Copy each line below in which the string "this" occurs.

===== GIVEN INFORMATION =====

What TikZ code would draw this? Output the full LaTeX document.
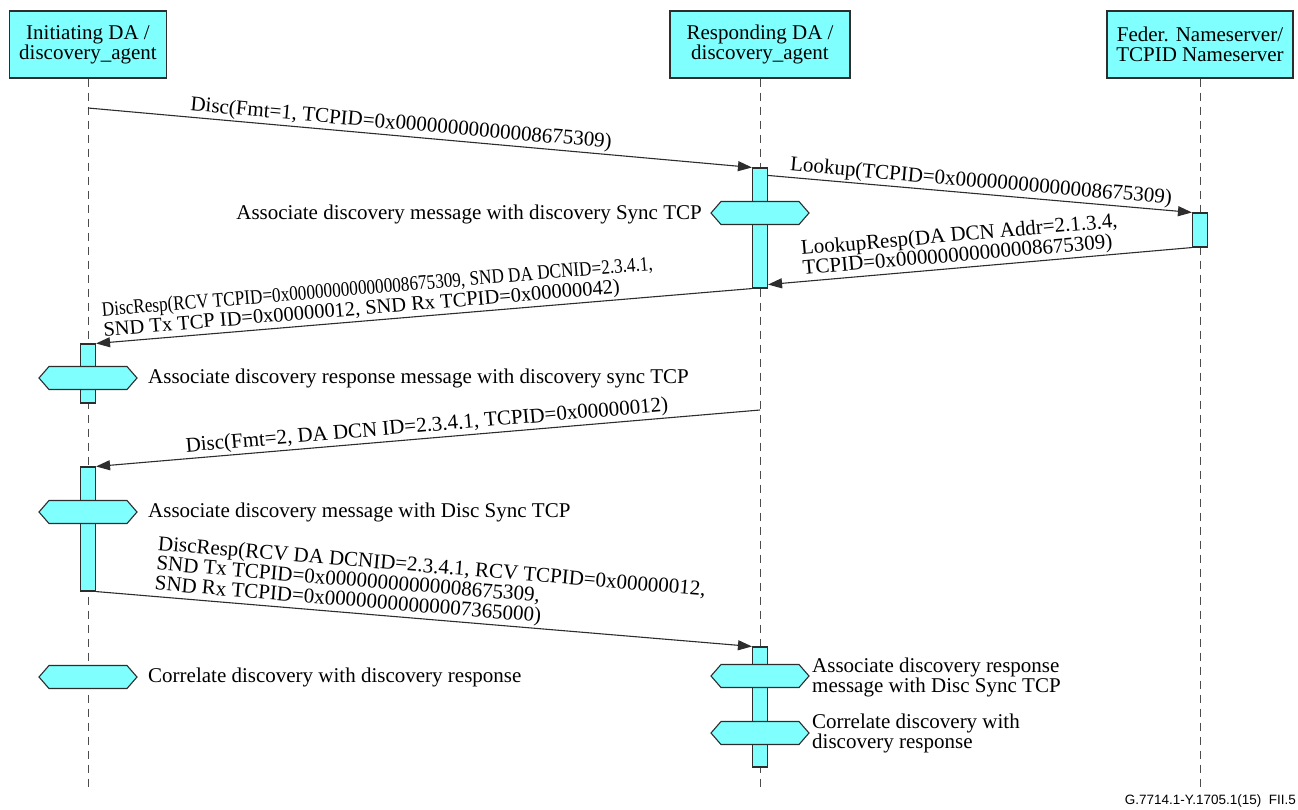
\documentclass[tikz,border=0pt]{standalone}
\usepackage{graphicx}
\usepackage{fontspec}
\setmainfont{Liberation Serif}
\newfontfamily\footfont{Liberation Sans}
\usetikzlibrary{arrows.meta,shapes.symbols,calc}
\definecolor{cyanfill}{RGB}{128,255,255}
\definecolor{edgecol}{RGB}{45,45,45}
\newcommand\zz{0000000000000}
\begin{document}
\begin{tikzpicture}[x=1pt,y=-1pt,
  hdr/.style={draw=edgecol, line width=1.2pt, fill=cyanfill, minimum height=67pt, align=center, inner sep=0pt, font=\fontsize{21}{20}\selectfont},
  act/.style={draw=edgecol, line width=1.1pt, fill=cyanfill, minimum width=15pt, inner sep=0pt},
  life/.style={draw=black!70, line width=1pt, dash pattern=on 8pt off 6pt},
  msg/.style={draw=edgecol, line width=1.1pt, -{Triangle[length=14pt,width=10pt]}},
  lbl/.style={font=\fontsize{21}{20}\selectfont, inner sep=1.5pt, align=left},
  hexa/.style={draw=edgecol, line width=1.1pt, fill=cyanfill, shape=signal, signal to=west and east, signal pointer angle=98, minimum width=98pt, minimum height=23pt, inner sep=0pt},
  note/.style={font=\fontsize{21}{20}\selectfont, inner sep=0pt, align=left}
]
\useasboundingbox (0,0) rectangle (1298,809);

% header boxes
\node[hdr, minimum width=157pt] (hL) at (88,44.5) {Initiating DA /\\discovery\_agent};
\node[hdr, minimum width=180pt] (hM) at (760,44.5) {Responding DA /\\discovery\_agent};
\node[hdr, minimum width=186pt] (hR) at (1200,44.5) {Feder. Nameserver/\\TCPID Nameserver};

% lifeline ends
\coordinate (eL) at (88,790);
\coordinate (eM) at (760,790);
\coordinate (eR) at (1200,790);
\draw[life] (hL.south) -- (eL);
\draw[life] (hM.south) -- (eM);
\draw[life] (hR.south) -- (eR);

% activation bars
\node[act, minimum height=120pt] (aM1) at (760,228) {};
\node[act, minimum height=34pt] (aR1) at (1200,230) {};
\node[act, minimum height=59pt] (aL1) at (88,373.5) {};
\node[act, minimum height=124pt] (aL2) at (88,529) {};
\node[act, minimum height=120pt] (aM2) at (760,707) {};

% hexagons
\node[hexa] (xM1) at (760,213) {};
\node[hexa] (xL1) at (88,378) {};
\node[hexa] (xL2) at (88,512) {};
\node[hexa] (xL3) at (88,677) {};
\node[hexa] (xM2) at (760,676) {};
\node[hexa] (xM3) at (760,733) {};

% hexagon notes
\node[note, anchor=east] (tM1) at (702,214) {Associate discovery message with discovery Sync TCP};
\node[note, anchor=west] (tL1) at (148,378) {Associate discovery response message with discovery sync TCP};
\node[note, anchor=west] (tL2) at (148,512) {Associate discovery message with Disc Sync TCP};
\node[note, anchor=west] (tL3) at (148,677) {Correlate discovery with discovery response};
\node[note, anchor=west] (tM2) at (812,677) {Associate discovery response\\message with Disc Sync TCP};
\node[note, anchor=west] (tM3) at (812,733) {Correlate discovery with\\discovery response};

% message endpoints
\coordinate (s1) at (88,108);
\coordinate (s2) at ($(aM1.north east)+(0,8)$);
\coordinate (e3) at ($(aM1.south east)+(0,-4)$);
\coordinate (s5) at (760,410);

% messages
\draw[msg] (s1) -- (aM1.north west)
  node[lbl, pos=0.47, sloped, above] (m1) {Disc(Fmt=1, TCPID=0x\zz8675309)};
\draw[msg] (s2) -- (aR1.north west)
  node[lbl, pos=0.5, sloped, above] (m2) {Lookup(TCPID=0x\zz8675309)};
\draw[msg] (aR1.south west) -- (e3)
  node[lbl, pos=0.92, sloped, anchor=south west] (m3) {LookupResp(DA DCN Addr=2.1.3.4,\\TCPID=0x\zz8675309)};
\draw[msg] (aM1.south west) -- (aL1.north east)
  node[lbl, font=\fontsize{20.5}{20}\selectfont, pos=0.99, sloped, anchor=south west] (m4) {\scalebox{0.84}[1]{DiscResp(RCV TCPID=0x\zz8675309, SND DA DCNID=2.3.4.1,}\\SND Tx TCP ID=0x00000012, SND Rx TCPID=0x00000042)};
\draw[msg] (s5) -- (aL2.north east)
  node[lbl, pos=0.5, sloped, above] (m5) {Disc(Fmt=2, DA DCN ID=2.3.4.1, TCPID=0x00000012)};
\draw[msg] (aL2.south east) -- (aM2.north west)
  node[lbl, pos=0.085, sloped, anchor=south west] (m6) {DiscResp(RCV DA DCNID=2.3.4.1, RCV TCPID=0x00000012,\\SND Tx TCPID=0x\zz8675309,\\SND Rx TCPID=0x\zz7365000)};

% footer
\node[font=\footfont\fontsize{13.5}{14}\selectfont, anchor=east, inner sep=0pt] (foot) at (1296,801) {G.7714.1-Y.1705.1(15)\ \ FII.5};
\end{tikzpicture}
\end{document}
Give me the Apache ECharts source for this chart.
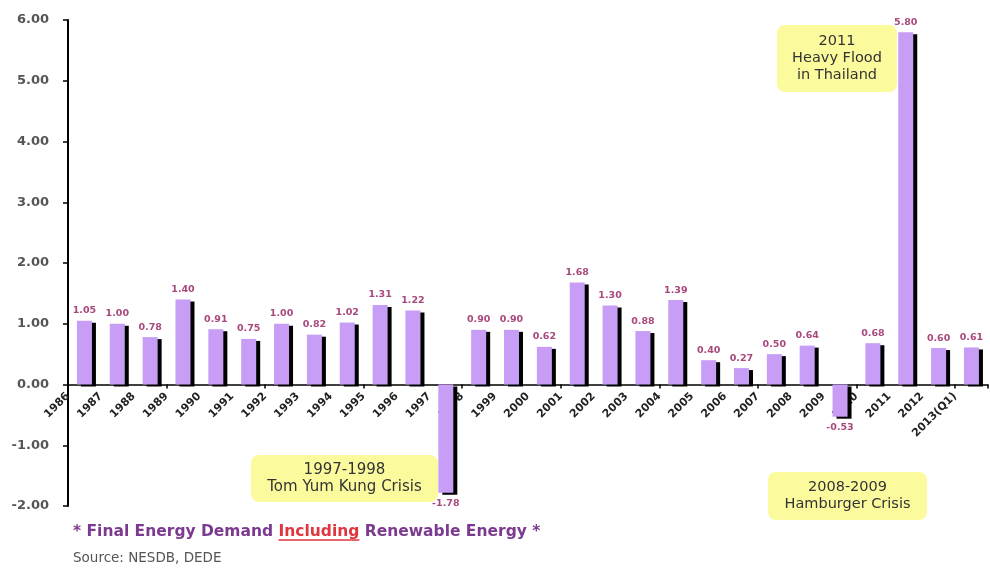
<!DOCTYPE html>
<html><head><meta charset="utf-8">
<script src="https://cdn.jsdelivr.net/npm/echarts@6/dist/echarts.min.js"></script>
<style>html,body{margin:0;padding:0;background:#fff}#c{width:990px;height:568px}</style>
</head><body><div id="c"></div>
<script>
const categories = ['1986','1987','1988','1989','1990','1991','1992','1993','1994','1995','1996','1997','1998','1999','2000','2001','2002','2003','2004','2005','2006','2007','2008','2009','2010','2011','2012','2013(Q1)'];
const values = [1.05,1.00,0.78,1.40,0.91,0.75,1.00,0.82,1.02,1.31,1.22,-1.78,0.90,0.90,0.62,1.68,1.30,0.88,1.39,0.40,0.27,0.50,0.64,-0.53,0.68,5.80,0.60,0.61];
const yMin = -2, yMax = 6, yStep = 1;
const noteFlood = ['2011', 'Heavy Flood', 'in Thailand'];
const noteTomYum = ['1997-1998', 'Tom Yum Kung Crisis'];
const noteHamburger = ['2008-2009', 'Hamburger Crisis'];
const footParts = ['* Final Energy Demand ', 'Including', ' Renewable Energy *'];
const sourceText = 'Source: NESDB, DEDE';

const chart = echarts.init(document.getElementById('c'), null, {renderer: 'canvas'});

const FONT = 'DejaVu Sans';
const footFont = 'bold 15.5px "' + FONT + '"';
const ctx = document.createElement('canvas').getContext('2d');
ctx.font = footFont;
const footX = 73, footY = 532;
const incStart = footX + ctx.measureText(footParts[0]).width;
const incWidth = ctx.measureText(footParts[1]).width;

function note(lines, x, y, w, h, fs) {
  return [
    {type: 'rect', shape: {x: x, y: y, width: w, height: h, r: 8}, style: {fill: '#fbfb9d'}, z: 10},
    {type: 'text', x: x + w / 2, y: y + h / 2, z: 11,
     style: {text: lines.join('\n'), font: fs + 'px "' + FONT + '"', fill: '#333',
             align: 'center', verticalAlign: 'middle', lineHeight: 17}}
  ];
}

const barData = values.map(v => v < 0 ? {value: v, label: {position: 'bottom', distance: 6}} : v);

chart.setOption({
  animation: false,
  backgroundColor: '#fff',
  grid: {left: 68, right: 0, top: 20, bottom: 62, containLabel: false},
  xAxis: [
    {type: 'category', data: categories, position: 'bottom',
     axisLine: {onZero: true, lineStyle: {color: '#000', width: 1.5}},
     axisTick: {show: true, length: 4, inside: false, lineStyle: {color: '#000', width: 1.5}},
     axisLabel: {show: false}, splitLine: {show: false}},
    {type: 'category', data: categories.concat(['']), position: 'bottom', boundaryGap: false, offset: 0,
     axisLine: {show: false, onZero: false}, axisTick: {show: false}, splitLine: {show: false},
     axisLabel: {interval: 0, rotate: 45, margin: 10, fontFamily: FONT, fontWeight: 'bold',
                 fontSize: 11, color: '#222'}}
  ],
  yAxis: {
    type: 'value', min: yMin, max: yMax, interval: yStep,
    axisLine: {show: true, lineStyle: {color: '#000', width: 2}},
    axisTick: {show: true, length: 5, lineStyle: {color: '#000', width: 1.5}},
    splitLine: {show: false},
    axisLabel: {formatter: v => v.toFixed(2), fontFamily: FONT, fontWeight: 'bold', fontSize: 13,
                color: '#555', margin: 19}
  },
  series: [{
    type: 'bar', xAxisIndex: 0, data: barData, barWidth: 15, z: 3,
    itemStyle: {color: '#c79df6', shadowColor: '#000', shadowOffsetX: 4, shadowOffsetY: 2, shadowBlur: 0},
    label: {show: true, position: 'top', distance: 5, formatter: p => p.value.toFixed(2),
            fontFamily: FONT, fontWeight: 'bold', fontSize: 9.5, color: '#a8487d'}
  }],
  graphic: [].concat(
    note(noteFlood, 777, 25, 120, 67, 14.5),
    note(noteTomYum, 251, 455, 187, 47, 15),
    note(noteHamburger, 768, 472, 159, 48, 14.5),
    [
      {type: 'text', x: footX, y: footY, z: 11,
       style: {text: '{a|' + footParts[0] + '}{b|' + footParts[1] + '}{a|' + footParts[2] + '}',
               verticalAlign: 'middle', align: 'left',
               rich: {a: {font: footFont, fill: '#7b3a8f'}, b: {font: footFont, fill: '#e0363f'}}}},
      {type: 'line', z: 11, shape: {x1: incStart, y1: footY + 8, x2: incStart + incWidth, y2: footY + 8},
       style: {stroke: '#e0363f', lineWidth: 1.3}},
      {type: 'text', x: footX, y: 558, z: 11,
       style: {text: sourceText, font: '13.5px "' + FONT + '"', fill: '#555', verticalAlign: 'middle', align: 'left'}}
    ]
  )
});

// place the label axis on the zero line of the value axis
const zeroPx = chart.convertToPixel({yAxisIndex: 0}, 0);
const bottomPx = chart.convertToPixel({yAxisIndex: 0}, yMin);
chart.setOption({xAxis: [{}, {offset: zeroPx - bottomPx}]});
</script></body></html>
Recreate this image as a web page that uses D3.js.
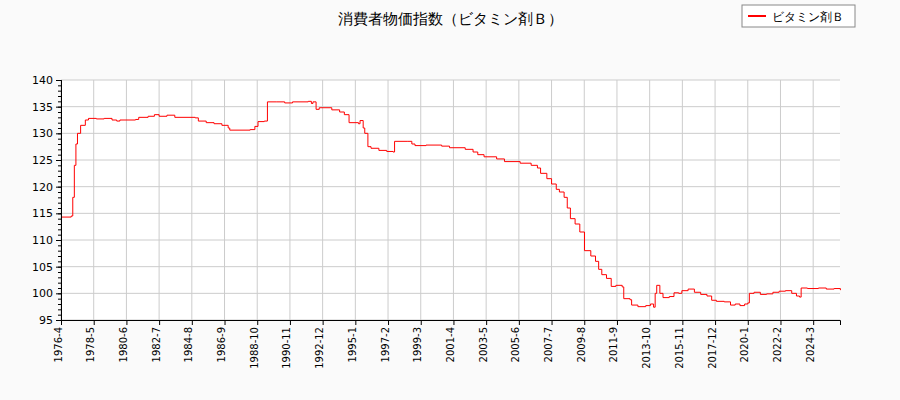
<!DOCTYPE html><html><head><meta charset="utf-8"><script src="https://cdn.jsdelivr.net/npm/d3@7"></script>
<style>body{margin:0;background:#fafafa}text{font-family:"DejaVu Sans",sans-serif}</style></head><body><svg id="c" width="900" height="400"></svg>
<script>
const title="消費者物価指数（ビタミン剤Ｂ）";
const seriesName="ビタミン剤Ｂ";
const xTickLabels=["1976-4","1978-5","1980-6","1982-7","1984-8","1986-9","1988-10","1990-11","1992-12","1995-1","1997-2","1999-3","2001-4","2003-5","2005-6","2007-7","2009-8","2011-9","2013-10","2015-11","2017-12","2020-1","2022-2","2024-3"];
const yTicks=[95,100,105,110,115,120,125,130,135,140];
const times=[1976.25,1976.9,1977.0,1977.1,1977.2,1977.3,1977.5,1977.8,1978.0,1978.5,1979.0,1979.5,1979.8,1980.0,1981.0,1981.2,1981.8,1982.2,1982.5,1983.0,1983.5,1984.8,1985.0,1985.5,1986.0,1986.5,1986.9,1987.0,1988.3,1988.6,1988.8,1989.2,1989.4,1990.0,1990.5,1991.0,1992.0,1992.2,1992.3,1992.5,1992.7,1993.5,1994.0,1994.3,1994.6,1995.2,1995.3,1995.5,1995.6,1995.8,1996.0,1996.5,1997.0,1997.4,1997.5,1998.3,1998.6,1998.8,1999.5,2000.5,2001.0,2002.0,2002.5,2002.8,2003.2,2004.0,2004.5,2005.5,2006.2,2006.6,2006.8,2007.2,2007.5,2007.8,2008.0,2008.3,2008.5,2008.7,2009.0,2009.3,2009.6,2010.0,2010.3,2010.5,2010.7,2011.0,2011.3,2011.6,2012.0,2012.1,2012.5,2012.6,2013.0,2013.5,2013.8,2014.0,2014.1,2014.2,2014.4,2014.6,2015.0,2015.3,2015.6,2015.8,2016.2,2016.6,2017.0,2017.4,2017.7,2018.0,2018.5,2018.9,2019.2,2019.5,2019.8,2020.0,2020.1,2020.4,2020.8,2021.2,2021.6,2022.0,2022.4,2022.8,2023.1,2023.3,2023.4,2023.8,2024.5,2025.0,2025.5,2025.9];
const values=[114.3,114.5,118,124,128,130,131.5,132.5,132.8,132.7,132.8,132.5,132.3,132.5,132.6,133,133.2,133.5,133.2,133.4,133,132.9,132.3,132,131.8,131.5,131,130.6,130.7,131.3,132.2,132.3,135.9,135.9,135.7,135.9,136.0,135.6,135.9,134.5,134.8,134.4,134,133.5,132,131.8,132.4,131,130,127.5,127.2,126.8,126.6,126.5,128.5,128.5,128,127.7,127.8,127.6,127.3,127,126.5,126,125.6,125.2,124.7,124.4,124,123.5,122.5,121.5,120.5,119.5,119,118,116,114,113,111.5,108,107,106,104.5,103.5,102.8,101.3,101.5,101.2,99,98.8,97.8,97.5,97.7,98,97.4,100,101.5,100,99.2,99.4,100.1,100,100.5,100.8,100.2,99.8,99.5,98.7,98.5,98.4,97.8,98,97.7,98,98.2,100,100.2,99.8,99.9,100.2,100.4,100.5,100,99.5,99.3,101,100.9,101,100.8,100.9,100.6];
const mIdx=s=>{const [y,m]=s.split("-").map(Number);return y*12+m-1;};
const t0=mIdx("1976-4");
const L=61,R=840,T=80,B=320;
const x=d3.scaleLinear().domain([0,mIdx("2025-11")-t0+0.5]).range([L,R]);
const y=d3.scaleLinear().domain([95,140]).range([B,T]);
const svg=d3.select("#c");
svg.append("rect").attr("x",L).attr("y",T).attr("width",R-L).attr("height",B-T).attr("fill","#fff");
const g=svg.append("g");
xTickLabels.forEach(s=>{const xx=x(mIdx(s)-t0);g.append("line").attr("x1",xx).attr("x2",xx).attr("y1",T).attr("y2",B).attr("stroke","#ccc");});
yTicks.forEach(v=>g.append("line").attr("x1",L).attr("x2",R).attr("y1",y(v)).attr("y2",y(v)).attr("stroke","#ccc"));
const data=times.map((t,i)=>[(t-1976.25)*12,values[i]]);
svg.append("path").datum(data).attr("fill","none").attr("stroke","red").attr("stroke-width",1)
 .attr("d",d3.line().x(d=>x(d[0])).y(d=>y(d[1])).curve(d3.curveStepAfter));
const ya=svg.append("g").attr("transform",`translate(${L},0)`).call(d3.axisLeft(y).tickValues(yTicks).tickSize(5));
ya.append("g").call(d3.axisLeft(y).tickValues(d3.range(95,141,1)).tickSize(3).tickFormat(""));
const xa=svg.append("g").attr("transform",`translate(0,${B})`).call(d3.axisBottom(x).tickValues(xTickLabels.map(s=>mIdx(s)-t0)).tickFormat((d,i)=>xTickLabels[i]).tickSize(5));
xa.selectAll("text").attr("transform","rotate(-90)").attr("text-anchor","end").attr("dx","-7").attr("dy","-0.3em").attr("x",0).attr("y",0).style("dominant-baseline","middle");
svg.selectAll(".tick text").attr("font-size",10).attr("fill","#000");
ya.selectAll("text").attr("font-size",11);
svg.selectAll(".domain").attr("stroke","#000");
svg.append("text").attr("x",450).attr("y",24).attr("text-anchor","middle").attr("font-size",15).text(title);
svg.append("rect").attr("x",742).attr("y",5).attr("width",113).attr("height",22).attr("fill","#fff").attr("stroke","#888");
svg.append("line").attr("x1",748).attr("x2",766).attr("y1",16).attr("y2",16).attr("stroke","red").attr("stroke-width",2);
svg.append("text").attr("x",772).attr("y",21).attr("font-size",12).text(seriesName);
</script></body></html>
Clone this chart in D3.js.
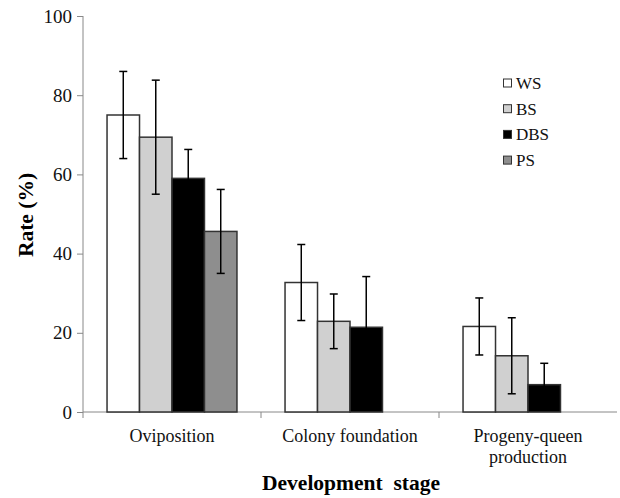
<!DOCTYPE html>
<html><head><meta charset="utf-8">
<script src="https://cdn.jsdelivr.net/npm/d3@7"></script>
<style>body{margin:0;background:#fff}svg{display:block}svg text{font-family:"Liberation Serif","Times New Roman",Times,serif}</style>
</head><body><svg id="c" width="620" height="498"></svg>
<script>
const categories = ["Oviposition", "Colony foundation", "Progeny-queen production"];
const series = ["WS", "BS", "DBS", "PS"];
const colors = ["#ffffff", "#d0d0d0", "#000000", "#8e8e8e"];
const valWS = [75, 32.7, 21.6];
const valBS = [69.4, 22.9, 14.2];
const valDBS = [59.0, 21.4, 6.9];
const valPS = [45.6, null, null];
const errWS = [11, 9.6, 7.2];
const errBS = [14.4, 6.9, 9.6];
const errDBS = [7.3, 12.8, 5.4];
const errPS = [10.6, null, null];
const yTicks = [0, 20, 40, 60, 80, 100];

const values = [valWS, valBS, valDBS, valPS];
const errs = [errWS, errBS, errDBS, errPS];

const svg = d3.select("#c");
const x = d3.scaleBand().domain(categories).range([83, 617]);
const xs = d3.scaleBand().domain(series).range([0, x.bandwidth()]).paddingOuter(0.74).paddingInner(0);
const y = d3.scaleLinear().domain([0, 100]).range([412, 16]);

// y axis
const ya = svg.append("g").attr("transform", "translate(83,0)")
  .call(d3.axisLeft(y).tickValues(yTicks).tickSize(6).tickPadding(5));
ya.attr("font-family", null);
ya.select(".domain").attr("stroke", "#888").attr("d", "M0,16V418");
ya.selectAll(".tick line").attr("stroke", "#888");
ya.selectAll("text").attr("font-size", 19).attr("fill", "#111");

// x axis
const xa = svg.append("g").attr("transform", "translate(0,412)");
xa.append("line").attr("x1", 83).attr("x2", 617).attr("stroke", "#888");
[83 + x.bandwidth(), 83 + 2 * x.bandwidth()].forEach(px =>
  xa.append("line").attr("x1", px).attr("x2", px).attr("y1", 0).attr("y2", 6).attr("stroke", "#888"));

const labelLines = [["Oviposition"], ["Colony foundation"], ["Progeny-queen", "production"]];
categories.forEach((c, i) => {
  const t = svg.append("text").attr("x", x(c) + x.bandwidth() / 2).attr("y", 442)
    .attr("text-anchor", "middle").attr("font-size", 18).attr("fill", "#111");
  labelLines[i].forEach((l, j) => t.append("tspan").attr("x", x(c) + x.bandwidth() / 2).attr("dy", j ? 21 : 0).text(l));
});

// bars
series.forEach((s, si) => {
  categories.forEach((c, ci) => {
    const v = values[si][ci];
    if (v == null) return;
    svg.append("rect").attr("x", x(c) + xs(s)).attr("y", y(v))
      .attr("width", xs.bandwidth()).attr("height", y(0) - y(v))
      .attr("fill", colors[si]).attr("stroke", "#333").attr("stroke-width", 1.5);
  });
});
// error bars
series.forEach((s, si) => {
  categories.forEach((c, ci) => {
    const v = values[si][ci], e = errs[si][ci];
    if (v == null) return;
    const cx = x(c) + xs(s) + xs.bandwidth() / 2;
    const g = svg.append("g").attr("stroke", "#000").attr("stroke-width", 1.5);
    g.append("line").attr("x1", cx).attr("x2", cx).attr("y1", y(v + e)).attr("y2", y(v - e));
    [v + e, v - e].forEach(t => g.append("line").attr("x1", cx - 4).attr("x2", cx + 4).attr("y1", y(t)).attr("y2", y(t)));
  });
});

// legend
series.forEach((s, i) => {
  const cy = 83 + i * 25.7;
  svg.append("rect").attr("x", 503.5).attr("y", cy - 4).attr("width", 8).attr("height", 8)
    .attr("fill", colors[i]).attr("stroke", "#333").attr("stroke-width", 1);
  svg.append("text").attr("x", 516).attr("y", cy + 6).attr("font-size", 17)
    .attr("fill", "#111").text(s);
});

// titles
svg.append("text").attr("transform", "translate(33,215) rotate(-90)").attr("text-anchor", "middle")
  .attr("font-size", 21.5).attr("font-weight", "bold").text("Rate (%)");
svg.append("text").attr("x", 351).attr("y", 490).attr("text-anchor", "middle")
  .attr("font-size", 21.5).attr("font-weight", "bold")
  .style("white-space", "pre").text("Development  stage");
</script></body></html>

=====

REPLY TO THE EXERCISE:
What TikZ code would draw this? Output the full LaTeX document.
Give me the Apache ECharts source for this chart.
Recreate this image as a web page that uses D3.js.
Clone this chart in D3.js.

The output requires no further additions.